Alongside Kenyan writer Ngugi Wathiong’o’s much-abused manifesto exhorting us to “Decolonizing the Mind”–we could also recite Poland’s Czeslaw Milosz, who analyzed how the “captive mind” of his fellow East Europeans straightjacketed them in a “double bind” of believing themselves forced to choose whether they’d be subjects of the German West or the Russian East. Ukrainians and Ukrainophiles take note: the only “decolonial” path is non-alignment.

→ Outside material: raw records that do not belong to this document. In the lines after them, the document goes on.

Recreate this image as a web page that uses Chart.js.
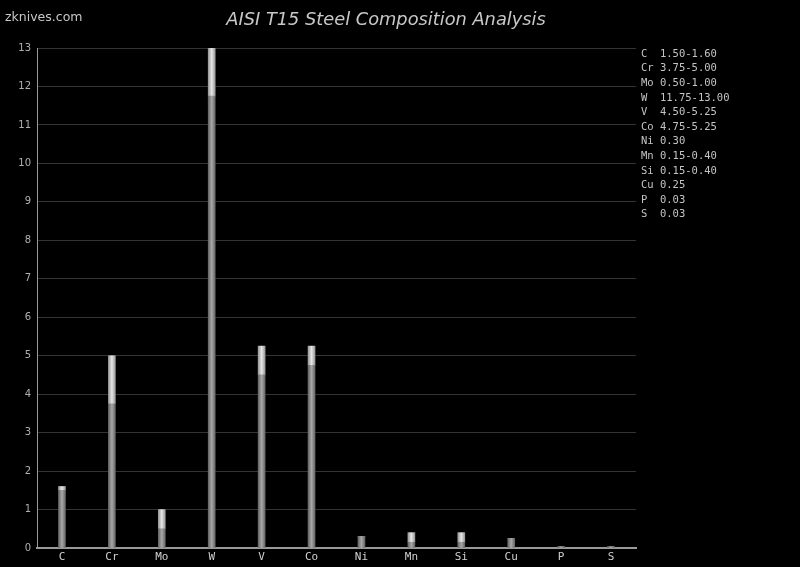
<!DOCTYPE html>
<html>
<head>
<meta charset="utf-8">
<script src="https://cdn.jsdelivr.net/npm/chart.js@4"></script>
<style>
  html, body { margin: 0; padding: 0; background: #000; }
  #wrap { width: 800px; height: 567px; position: relative; }
</style>
</head>
<body>
<div id="wrap"><canvas id="steel"></canvas></div>
<script>
// AISI T15 composition, % by weight (min / max of range)
var elements = ['C', 'Cr', 'Mo', 'W', 'V', 'Co', 'Ni', 'Mn', 'Si', 'Cu', 'P', 'S'];
var minVals  = [1.50, 3.75, 0.50, 11.75, 4.50, 4.75, 0.30, 0.15, 0.15, 0.25, 0.03, 0.03];
var maxVals  = [1.60, 5.00, 1.00, 13.00, 5.25, 5.25, 0.30, 0.40, 0.40, 0.25, 0.03, 0.03];
var yTicks   = [0, 1, 2, 3, 4, 5, 6, 7, 8, 9, 10, 11, 12, 13];

var rangeVals = maxVals.map(function (v, i) { return +(v - minVals[i]).toFixed(2); });

var legendLines = elements.map(function (el, i) {
    var txt = minVals[i].toFixed(2);
    if (maxVals[i] > minVals[i]) txt += '-' + maxVals[i].toFixed(2);
    return (el + '  ').slice(0, 2) + ' ' + txt;
});

// cylinder-like shading across each bar
function barShade(edge, mid) {
    return function (context) {
        var chart = context.chart;
        var xs = chart.scales && chart.scales.x;
        if (!xs || context.dataIndex === undefined) return mid;
        var x = xs.getPixelForValue(context.dataIndex);
        if (!isFinite(x)) return mid;
        var g = chart.ctx.createLinearGradient(x - 3.5, 0, x + 3.5, 0);
        g.addColorStop(0, edge);
        g.addColorStop(0.5, mid);
        g.addColorStop(1, edge);
        return g;
    };
}

var backdrop = {
    id: 'backdrop',
    beforeDraw: function (chart) {
        var c = chart.ctx;
        c.save();
        c.fillStyle = '#000';
        c.fillRect(0, 0, chart.width, chart.height);
        c.restore();
    },
    afterDraw: function (chart) {
        var c = chart.ctx;
        c.save();
        c.fillStyle = '#c8c8c8';
        c.textBaseline = 'middle';
        c.font = '12.5px "DejaVu Sans"';
        c.textAlign = 'left';
        c.fillText('zknives.com', 5, 18);

        c.font = 'italic 17.8px "DejaVu Sans"';
        c.textAlign = 'center';
        c.fillText('AISI T15 Steel Composition Analysis', 386, 20);

        c.font = '10.5px "DejaVu Sans Mono"';
        c.textAlign = 'left';
        c.fillStyle = '#c4c4c4';
        legendLines.forEach(function (line, i) {
            c.fillText(line, 641, 54 + i * 14.6);
        });
        c.restore();
    }
};

new Chart(document.getElementById('steel'), {
    type: 'bar',
    data: {
        labels: elements,
        datasets: [{
            label: 'min',
            data: minVals,
            backgroundColor: barShade('#666', '#a8a8a8'),
            barThickness: 7
        }, {
            label: 'range',
            data: rangeVals,
            backgroundColor: barShade('#999', '#e6e6e6'),
            barThickness: 7
        }]
    },
    options: {
        responsive: true,
        maintainAspectRatio: false,
        animation: false,
        layout: { padding: { top: 48, right: 164, left: 0, bottom: 0 } },
        plugins: { legend: { display: false }, tooltip: { enabled: false } },
        scales: {
            x: {
                stacked: true,
                grid: { display: false, drawTicks: false },
                border: { color: '#9a9a9a', width: 2 },
                ticks: { color: '#d0d0d0', padding: 3, font: { family: 'DejaVu Sans Mono', size: 11 } },
                afterFit: function (s) { s.height = 19; }
            },
            y: {
                stacked: true,
                min: 0,
                max: yTicks[yTicks.length - 1],
                afterBuildTicks: function (s) { s.ticks = yTicks.map(function (v) { return { value: v }; }); },
                grid: { color: '#333', drawTicks: false },
                border: { color: '#9a9a9a', width: 1 },
                ticks: { color: '#b0b0b0', padding: 6, font: { family: 'DejaVu Sans', size: 10 } },
                afterFit: function (s) { s.width = 37; }
            }
        }
    },
    plugins: [backdrop]
});
</script>
</body>
</html>
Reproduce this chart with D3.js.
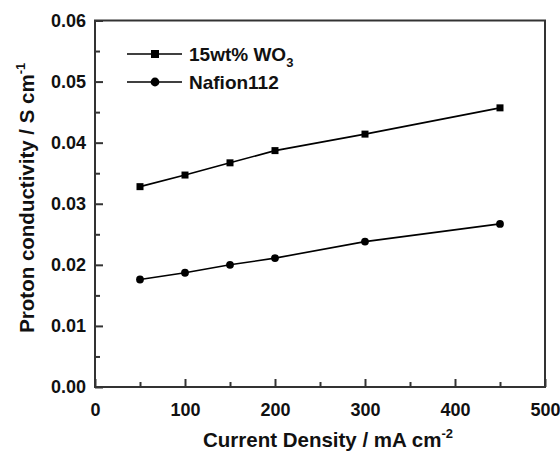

[1]Lithub introduces the poem by blaming the West’s lack of familiarity with Shevschenko on “a reflection of the dominance of Russian colonializing narratives in the West…we have fostered the so-called “great” Russian literary tradition to the point that it dominates the Eastern European literary canon and cultural discourse, with the result that Ukrainian and other non-Russian literary voices have been silenced.” This woke language ignores the Cold War fame which writers like Czechs Vaclav Havel and Kundera enjoyed in the West. Whereas “problematic” Russian writers who were both socialist revolutionaries and dissidents against Stalinism–like Isaac Babel, and Yevgeny Zamyatin–were inconvenient for the Cold War’s purposes, to the extent that it might have gone unnoticed when Orwell used Zamyatin’s novel We as a model for his seminal 1984. [2] In When the Facts Change: Essays 1995-2010 [3] Disney Co. has meanwhile recently removed/cancelled its 1997 animation “Anastasia” about princess Anastasia Romanova, suddenly no longer a “worthy victim”. [4] Zizek has argued how literary theorist Homi K Baba castrated Fanon to instrumentalise the Martiniquan psychiatrist and author of “The Wretched of the Earth” as an allegory for “BIPOC” professors’ personal tenure-battles in Western colleges.